Direttore Responsabile:

Susanna Della Felice

Coordinatore di Redazione:

Lapo Mariani

parere

Avvocato. Esercizio della professione in luoghi non tradizionali.

Tenendo conto dell’evoluzione interpretativa che ha subito il fenomeno dei luoghi di esercizio della professione forense, il Consiglio ritiene opportuno richiamare la recente decisione del Consiglio Nazionale Forense, depositata il 15 marzo 2013, espressa sulla materia in esame, in cui si osserva che l’esercizio dell’attività professionale forense non può censurarsi per il suo svolgimento in un luogo diverso dalla tradizione, pur essendo, tuttavia, necessario, considerare specificamente le modalità con cui tale attività si esplica.
Invero, il Codice Deontologico Forense, a seguito dell’entrata in vigore della normativa nota come “legge Bersani”, consente non una pubblicità indiscriminata, ma la diffusione di specifiche informazioni sull’attività, al fine di orientare razionalmente le scelte di colui che ricerchi assistenza, nella libertà di fissazione del compenso e della modalità del suo calcolo.
In diverse occasioni il Consiglio Nazionale Forense ha ribadito come i principi in tema di pubblicità di cui alla legge 248/2006, pur consentendo al professionista di fornire specifiche informazioni sull’attività e i servizi professionali offerti, non legittimano, tuttavia, una pubblicità indiscriminata avulsa dai dettami deontologici.
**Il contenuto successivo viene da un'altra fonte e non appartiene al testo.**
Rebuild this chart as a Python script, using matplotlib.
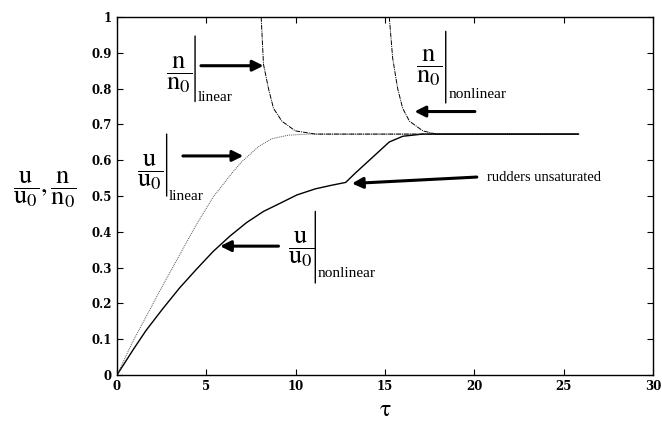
import numpy as np
import matplotlib
matplotlib.use("Agg")
import matplotlib.pyplot as plt

plt.rcParams['mathtext.fontset'] = 'stix'
plt.rcParams['mathtext.default'] = 'rm'
plt.rcParams['font.family'] = 'Liberation Serif'

# u/u0, nonlinear case (solid)
tau_u_nl = [0, 0.87, 1.62, 2.56, 3.5, 4.44, 5.38, 6.32, 7.26, 8.2, 9.14, 10.07, 11.1,
            12.0, 12.8, 13.36, 14.3, 15.24, 16.0, 17.1, 25.83]
u_nl = [0, 0.068, 0.124, 0.185, 0.243, 0.295, 0.345, 0.388, 0.426, 0.457, 0.48, 0.503, 0.52,
        0.53, 0.538, 0.565, 0.608, 0.651, 0.667, 0.673, 0.673]

# u/u0, linear case (dotted)
tau_u_l = [0, 0.87, 1.62, 2.56, 3.5, 4.44, 5.38, 6.5, 6.97, 7.92, 8.66, 9.6, 10.73, 25.83]
u_l = [0, 0.092, 0.162, 0.25, 0.335, 0.42, 0.497, 0.568, 0.595, 0.638, 0.66, 0.670, 0.673, 0.673]

# n/n0, linear case
tau_n_l = [8.07, 8.2, 8.48, 8.76, 9.23, 9.98, 11.11, 25.83]
n_l = [1.0, 0.868, 0.80, 0.745, 0.709, 0.682, 0.673, 0.673]

# n/n0, nonlinear case
tau_n_nl = [15.24, 15.43, 15.71, 15.99, 16.37, 17.12, 17.87, 25.83]
n_nl = [1.0, 0.885, 0.80, 0.745, 0.709, 0.682, 0.673, 0.673]

xticks = [0, 5, 10, 15, 20, 25, 30]
yticks = [0, 0.1, 0.2, 0.3, 0.4, 0.5, 0.6, 0.7, 0.8, 0.9, 1]
ylabels = ['0', '0.1', '0.2', '0.3', '0.4', '0.5', '0.6', '0.7', '0.8', '0.9', '1']

fig = plt.figure(figsize=(6.62, 4.26), dpi=100)
ax = fig.add_axes([0.1767, 0.1197, 0.8097, 0.8403])

ax.plot(tau_u_nl, u_nl, color='black', lw=1.0)
ax.plot(tau_u_l, u_l, color='#555555', lw=0.7, ls=(0, (1, 1)))
ax.plot(tau_n_l, n_l, color='black', lw=0.7, ls=(0, (5, 1, 1, 1)))
ax.plot(tau_n_nl, n_nl, color='black', lw=0.7, ls=(0, (5, 1, 1, 1)))

ax.set_xlim(0, 30)
ax.set_ylim(0, 1)
ax.set_xticks(xticks)
ax.set_yticks(yticks)
ax.set_yticklabels(ylabels)
ax.tick_params(direction='in', top=True, right=True, length=4, width=0.8)
for lab in ax.get_xticklabels() + ax.get_yticklabels():
    lab.set_fontfamily('DejaVu Serif')
    lab.set_fontweight('bold')
    lab.set_fontsize(8.5)
for s in ax.spines.values():
    s.set_linewidth(1.0)

ax.set_xlabel(r'$\tau$', fontsize=17, labelpad=5)
fig.text(0.068, 0.555, r'$\dfrac{u}{u_0},\dfrac{n}{n_0}$', fontsize=19,
         ha='center', va='center')

arrow = dict(arrowstyle='-|>', lw=2.2, color='black', mutation_scale=16,
             shrinkA=0, shrinkB=0)
bar = dict(arrowstyle='-', lw=1.0, color='black', shrinkA=0, shrinkB=0)


def label(frac, xc, yc, xbar, ybot, ytop, sub, xs, ys):
    ax.text(xc, yc, frac, fontsize=19, ha='center', va='center')
    ax.annotate('', xy=(xbar, ybot), xytext=(xbar, ytop), arrowprops=bar)
    ax.text(xs, ys, sub, fontsize=11, ha='left', va='center')


# n/n0 linear
label(r'$\dfrac{n}{n_0}$', 3.46, 0.84, 4.37, 0.764, 0.947, 'linear', 4.5, 0.775)
ax.annotate('', xy=(8.2, 0.864), xytext=(4.7, 0.864), arrowprops=arrow)

# u/u0 linear
label(r'$\dfrac{u}{u_0}$', 1.83, 0.567, 2.78, 0.50, 0.673, 'linear', 2.92, 0.50)
ax.annotate('', xy=(7.07, 0.612), xytext=(3.69, 0.612), arrowprops=arrow)

# n/n0 nonlinear
label(r'$\dfrac{n}{n_0}$', 17.44, 0.86, 18.4, 0.76, 0.96, 'nonlinear', 18.55, 0.783)
ax.annotate('', xy=(16.65, 0.736), xytext=(20.03, 0.736), arrowprops=arrow)

# u/u0 nonlinear
label(r'$\dfrac{u}{u_0}$', 10.28, 0.351, 11.1, 0.257, 0.457, 'nonlinear', 11.25, 0.283)
ax.annotate('', xy=(5.77, 0.36), xytext=(9.04, 0.36), arrowprops=arrow)

# rudders unsaturated
ax.text(20.7, 0.552, 'rudders unsaturated', fontsize=10.5, ha='left', va='center')
ax.annotate('', xy=(13.15, 0.535), xytext=(20.14, 0.553), arrowprops=arrow)

fig.savefig('out.png', dpi=100)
Invero, “la peculiarità e la specificità della professione forense, in virtù della sua funzione sociale, impongono tuttavia, conformemente alla normativa comunitaria e alla costante sua interpretazione da parte della Corte di Giustizia, le limitazioni connesse alla dignità ed al decoro della professione, la cui verifica è dall’ordinamento affidata al potere – dovere dell’ordine professionale” (C.N.F. n. 183/09).
In particolare, il C.N.F. con la recente sentenza depositata il 15 marzo 2013 ha ritenuto, nello specifico, che non fosse garantita la riservatezza del cliente che vi accedeva, in quanto non vi era la prova inconfutabile che la vetrina fosse sempre schermata da una tenda a scatto, finalizzata ad evitare la vista all’interno.
Inoltre, il colloquio del professionista poteva essere interrotto in ogni momento da potenziali clienti, il cui ingresso al locale veniva consentito dalla porta con semplice apertura a scatto, senza citofono.
Nel caso di specie, inoltre, l’elencazione delle materie affisse nella vetrina nonchè la pubblicità effettuata col mezzo della stampa aveva fatto assumere i connotati della pubblicità commerciale, volta a persuadere il possibile cliente, ad esempio attraverso l’imposizione di un costo molto basso.
Al riguardo, occorre, invece, tener presente che la sentenza n. 23287/10 delle SSUU della Corte di Cassazione aveva affermato che: “mentre è da ritenere legittima la pubblicità informativa dell’attività professionale finalizzata all’acquisizione della clientela, la medesima è sanzionabile disciplinarmente – ai sensi dell’art. 38 del r.d.l. 27 novembre 1933, n. 1578, e degli artt. 17 e 17 bis del codice deontologico forense – ove venga svolta con modalità lesive del decoro e della dignità della professione”.
Pertanto, qualora venissero offerti servizi professionali a costi molto bassi sarebbe leso il decoro della professione legale, dovendo parametrarsi l’adeguatezza del compenso al valore ed all’importanza della singola pratica trattata, senza poter determinare forfettariamente senza alcuna proporzione l’attività svolta.
Tale quadro di riferimento appare compatibile, peraltro, anche alla luce dell’entrata in vigore della recente legge sull’ordinamento professionale, ancorché la richiamata decisione del CNF sia stata adottata nel dicembre 2012, ovvero prima dell’entrata in vigore della predetta legge.
Resta, in ogni caso, inalterato il potere di verifica delle modalità di esercizio dell’attività professionale in relazione al caso specifico, al fine di valutare il rispetto dei principi richiamati.